For more than 25 years, I have studied how our society responds to addiction. My point of view includes experiences as a successful businessman, operations chief of DC’s mental health system, and six years as President of the Johnson Institute – a leading national agency concerned with addiction. I found that the critical factors depressing positive outcomes in our current business models are:
- Short treatment engagements – nearly always less than the 90 days suggested in researched best practices.
- Lack of post-treatment supports for individuals adjusting to a recovery-focused life.
- Depressed rewards for front line professionals. Our field ranks poorly in salaries, career incentives, and benefits.
I also found, however, that the traditional message of recovery and the application of evidence-based best practices are sound and effective principles that work in thousands of lives. Our inability to bring recovery “to scale” with the huge demand is a failure of business practice – not because we don’t know what to do. Challenged by several colleagues two years ago, I stopped complaining about these poor business practices and began to design and implement a model that is faithful to sound practices and effective delivery of these practices.

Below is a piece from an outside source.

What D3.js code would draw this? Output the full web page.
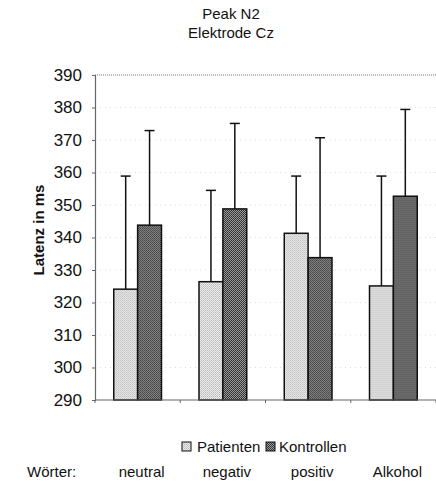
<!DOCTYPE html>
<html>
<head>
<meta charset="utf-8">
<script src="https://cdn.jsdelivr.net/npm/d3@7"></script>
<style>
  html, body { margin: 0; padding: 0; background: #fff; }
  svg { display: block; font-family: "Liberation Sans", Arial, sans-serif; }
</style>
</head>
<body>
<svg id="chart" width="436" height="497"></svg>
<script>
// Peak N2 latency at electrode Cz, by word category
const categories = ["neutral", "negativ", "positiv", "Alkohol"];
const seriesNames = ["Patienten", "Kontrollen"];
const patientenMean = [324.1, 326.4, 341.3, 325.1];
const patientenUpper = [358.9, 354.5, 358.9, 358.9];
const kontrollenMean = [343.8, 348.8, 333.8, 352.7];
const kontrollenUpper = [372.9, 375.1, 370.7, 379.4];
const yTicks = [290, 300, 310, 320, 330, 340, 350, 360, 370, 380, 390];
const titleLines = ["Peak N2", "Elektrode Cz"];
const yAxisTitle = "Latenz in ms";
const xAxisLead = "Wörter:";

const rows = categories.map((c, i) => ({
  category: c,
  values: [
    { series: seriesNames[0], mean: patientenMean[i], upper: patientenUpper[i] },
    { series: seriesNames[1], mean: kontrollenMean[i], upper: kontrollenUpper[i] }
  ]
}));

const svg = d3.select("#chart");
const plot = { left: 95, right: 436, top: 75, bottom: 400 };

// fill patterns: light speckle for patients, dark check for controls
const defs = svg.append("defs");
const pLight = defs.append("pattern").attr("id", "patLight")
  .attr("width", 2).attr("height", 2).attr("patternUnits", "userSpaceOnUse");
pLight.append("rect").attr("width", 2).attr("height", 2).attr("fill", "#eeeeee");
pLight.append("rect").attr("width", 1).attr("height", 1).attr("fill", "#b8b8b8");
pLight.append("rect").attr("x", 1).attr("y", 1).attr("width", 1).attr("height", 1).attr("fill", "#c8c8c8");

const pDark = defs.append("pattern").attr("id", "patDark")
  .attr("width", 2).attr("height", 2).attr("patternUnits", "userSpaceOnUse");
pDark.append("rect").attr("width", 2).attr("height", 2).attr("fill", "#9a9a9a");
pDark.append("rect").attr("width", 1).attr("height", 1).attr("fill", "#2e2e2e");
pDark.append("rect").attr("x", 1).attr("y", 1).attr("width", 1).attr("height", 1).attr("fill", "#3a3a3a");

const fills = { Patienten: "url(#patLight)", Kontrollen: "url(#patDark)" };

const y = d3.scaleLinear().domain([290, 390]).range([plot.bottom, plot.top]);
const x0 = d3.scaleBand().domain(categories).range([plot.left, plot.right]).paddingInner(0.44).paddingOuter(0.22);
const x1 = d3.scaleBand().domain(seriesNames).range([0, x0.bandwidth()]).padding(0);

// title
svg.append("g").selectAll("text").data(titleLines).join("text")
  .attr("x", 231).attr("y", (d, i) => 19 + i * 19)
  .attr("text-anchor", "middle").attr("font-size", 15).attr("fill", "#111")
  .text(d => d);

// faint dotted gridlines
svg.append("g").selectAll("line").data(yTicks.slice(1)).join("line")
  .attr("x1", plot.left).attr("x2", plot.right)
  .attr("y1", d => y(d)).attr("y2", d => y(d))
  .attr("stroke", d => d === 390 ? "#777" : "#dedede")
  .attr("stroke-width", 1)
  .attr("stroke-dasharray", d => d === 390 ? "1,1" : "1,4");

// y axis
const yAxis = svg.append("g").attr("transform", `translate(${plot.left},0)`)
  .call(d3.axisLeft(y).tickValues(yTicks).tickSize(3).tickPadding(10).tickFormat(d3.format("d")));
yAxis.select(".domain").attr("stroke", "#666").attr("stroke-width", 1.2);
yAxis.selectAll(".tick line").attr("stroke", "#666");
yAxis.selectAll("text").attr("font-size", 17).attr("fill", "#111")
  .attr("font-family", "'Liberation Sans', Arial, sans-serif");

// y axis title
svg.append("text")
  .attr("transform", `translate(44,230) rotate(-90)`)
  .attr("text-anchor", "middle").attr("font-size", 15).attr("font-weight", "bold").attr("fill", "#111")
  .text(yAxisTitle);

// bars
const groups = svg.append("g").selectAll("g").data(rows).join("g")
  .attr("transform", d => `translate(${x0(d.category)},0)`);

groups.selectAll("rect").data(d => d.values).join("rect")
  .attr("x", d => x1(d.series))
  .attr("y", d => y(d.mean))
  .attr("width", x1.bandwidth())
  .attr("height", d => y(290) - y(d.mean))
  .attr("fill", d => fills[d.series])
  .attr("stroke", "#111").attr("stroke-width", 1.5);

// error bars (upper whisker only)
const err = groups.selectAll("g.err").data(d => d.values).join("g").attr("class", "err");
err.append("line")
  .attr("x1", d => x1(d.series) + x1.bandwidth() / 2)
  .attr("x2", d => x1(d.series) + x1.bandwidth() / 2)
  .attr("y1", d => y(d.mean)).attr("y2", d => y(d.upper))
  .attr("stroke", "#111").attr("stroke-width", 1.5);
err.append("line")
  .attr("x1", d => x1(d.series) + x1.bandwidth() / 2 - 5)
  .attr("x2", d => x1(d.series) + x1.bandwidth() / 2 + 5)
  .attr("y1", d => y(d.upper)).attr("y2", d => y(d.upper))
  .attr("stroke", "#111").attr("stroke-width", 1.5);

// x axis: baseline with ticks between categories
const boundaries = d3.range(categories.length + 1).map(i => plot.left + i * (plot.right - plot.left) / categories.length);
svg.append("line")
  .attr("x1", plot.left).attr("x2", plot.right).attr("y1", plot.bottom).attr("y2", plot.bottom)
  .attr("stroke", "#666").attr("stroke-width", 1.2);
svg.append("g").selectAll("line").data(boundaries).join("line")
  .attr("x1", d => d).attr("x2", d => d)
  .attr("y1", plot.bottom).attr("y2", plot.bottom + 3)
  .attr("stroke", "#666");

// legend
const legend = svg.append("g");
const legendItems = [
  { name: seriesNames[0], sx: 182, tx: 197 },
  { name: seriesNames[1], sx: 266, tx: 279 }
];
legend.selectAll("rect").data(legendItems).join("rect")
  .attr("x", d => d.sx).attr("y", 442).attr("width", 9).attr("height", 9)
  .attr("fill", d => fills[d.name]).attr("stroke", "#111").attr("stroke-width", 1);
legend.selectAll("text").data(legendItems).join("text")
  .attr("x", d => d.tx).attr("y", 452)
  .attr("font-size", 15).attr("fill", "#111")
  .text(d => d.name);

// category labels under the chart
svg.append("text").attr("x", 27).attr("y", 477).attr("font-size", 15).attr("fill", "#111").text(xAxisLead);
svg.append("g").selectAll("text").data(categories).join("text")
  .attr("x", d => x0(d) + x0.bandwidth() / 2 + 4)
  .attr("y", 477).attr("text-anchor", "middle").attr("font-size", 15).attr("fill", "#111")
  .text(d => d);
</script>
</body>
</html>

Aquila Recovery Clinic in Washington, DC, is the result – a medical specialty clinic designed as an element of primary health care, equipped to serve individuals when symptoms are first identified by medical professionals, counselors, and employee assistance programs. We offer a three-stage engagement that lasts one year plus one day: Intensive Outpatient, Extended Outpatient, and Recovery Support. We include a psychiatric examination, one-on-one counselor relationships, evening group therapy, and education, random verification of compliance, peer-to-peer recovery supports, and linkages to recovery and community supports and life-skill assistance.
Our linkage to prospects is guided by motivational interviewing technology, reaching folks in that state of ambivalence, who are struggling to determine the costs versus the benefits of using substances to change the mood or entering the transformative path of recovery. I am grateful to so many helpers who have made this effort possible. My experience as the only non-professional member of the National Quality Forum panel on best practices was invaluable. NIAAA scientist Mark Willenbring, MD; Eric Goplerud, Ph.D.; George Kolodner, MD; Hal Urschel, MD, and Cynthia Moreno, NCAC II, CCDC III, SAP; have all been so valuable to this work. My Board and business partners include friends and supporters of many years, including Bill Lucy, retired AFSCME leader; Steve Steury, MD, retired medical director of DC DMH; Max Berry, Warren Graves, Judy Ramey, Wally Clinton, Robert Coffey.